PROBLEM DESCRIPTION
Without the pictures, output the lines of the material from the very first through the one that holds "ax = fig.add_axes([0.0988, 0.1147, 0.8769, 0.8602])".

RECORDED DATA
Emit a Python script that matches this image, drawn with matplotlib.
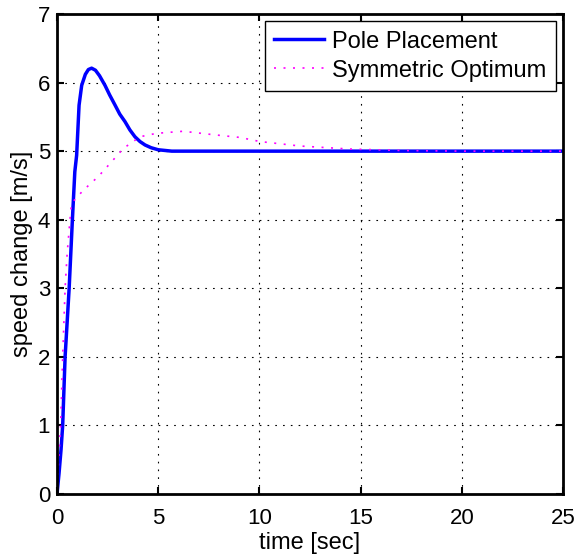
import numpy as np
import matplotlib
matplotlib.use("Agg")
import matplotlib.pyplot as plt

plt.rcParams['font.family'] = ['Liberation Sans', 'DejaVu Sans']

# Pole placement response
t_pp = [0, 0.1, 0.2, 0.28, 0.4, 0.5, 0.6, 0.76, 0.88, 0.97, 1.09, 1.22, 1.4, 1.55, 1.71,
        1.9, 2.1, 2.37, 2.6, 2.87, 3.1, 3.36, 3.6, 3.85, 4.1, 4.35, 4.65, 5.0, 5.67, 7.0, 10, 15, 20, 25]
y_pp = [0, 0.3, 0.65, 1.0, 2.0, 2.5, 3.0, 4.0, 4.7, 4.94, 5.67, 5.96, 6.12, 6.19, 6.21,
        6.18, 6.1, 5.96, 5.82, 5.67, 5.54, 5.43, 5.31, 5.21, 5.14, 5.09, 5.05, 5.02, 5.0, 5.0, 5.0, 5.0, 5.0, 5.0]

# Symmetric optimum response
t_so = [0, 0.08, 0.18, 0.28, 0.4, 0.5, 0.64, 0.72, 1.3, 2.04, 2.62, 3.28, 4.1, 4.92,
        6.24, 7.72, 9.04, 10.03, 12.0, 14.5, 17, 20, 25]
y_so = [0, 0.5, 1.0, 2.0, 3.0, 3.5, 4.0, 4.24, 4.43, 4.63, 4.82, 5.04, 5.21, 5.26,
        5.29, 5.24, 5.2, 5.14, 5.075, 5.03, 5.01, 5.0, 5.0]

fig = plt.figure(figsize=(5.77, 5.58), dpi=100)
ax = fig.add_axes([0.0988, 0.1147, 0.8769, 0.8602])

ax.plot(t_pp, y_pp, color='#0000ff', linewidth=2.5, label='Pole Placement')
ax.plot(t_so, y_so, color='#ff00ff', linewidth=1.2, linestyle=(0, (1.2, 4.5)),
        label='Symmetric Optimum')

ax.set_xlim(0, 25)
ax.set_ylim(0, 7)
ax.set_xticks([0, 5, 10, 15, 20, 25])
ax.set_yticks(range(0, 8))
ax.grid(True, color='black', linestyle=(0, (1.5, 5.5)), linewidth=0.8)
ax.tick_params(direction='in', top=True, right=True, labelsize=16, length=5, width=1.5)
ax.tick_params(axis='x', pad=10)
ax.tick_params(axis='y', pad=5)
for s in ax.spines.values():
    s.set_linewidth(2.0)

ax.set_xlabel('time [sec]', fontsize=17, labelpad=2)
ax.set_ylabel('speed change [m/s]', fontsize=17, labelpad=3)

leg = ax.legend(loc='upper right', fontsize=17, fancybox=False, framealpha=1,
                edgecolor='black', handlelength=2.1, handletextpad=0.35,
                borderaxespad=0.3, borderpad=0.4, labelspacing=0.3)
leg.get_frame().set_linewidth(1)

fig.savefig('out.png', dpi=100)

OUTPUT BELOW
Emit a Python script that matches this image, drawn with matplotlib.
import numpy as np
import matplotlib
matplotlib.use("Agg")
import matplotlib.pyplot as plt

plt.rcParams['font.family'] = ['Liberation Sans', 'DejaVu Sans']

# Pole placement response
t_pp = [0, 0.1, 0.2, 0.28, 0.4, 0.5, 0.6, 0.76, 0.88, 0.97, 1.09, 1.22, 1.4, 1.55, 1.71,
        1.9, 2.1, 2.37, 2.6, 2.87, 3.1, 3.36, 3.6, 3.85, 4.1, 4.35, 4.65, 5.0, 5.67, 7.0, 10, 15, 20, 25]
y_pp = [0, 0.3, 0.65, 1.0, 2.0, 2.5, 3.0, 4.0, 4.7, 4.94, 5.67, 5.96, 6.12, 6.19, 6.21,
        6.18, 6.1, 5.96, 5.82, 5.67, 5.54, 5.43, 5.31, 5.21, 5.14, 5.09, 5.05, 5.02, 5.0, 5.0, 5.0, 5.0, 5.0, 5.0]

# Symmetric optimum response
t_so = [0, 0.08, 0.18, 0.28, 0.4, 0.5, 0.64, 0.72, 1.3, 2.04, 2.62, 3.28, 4.1, 4.92,
        6.24, 7.72, 9.04, 10.03, 12.0, 14.5, 17, 20, 25]
y_so = [0, 0.5, 1.0, 2.0, 3.0, 3.5, 4.0, 4.24, 4.43, 4.63, 4.82, 5.04, 5.21, 5.26,
        5.29, 5.24, 5.2, 5.14, 5.075, 5.03, 5.01, 5.0, 5.0]

fig = plt.figure(figsize=(5.77, 5.58), dpi=100)
ax = fig.add_axes([0.0988, 0.1147, 0.8769, 0.8602])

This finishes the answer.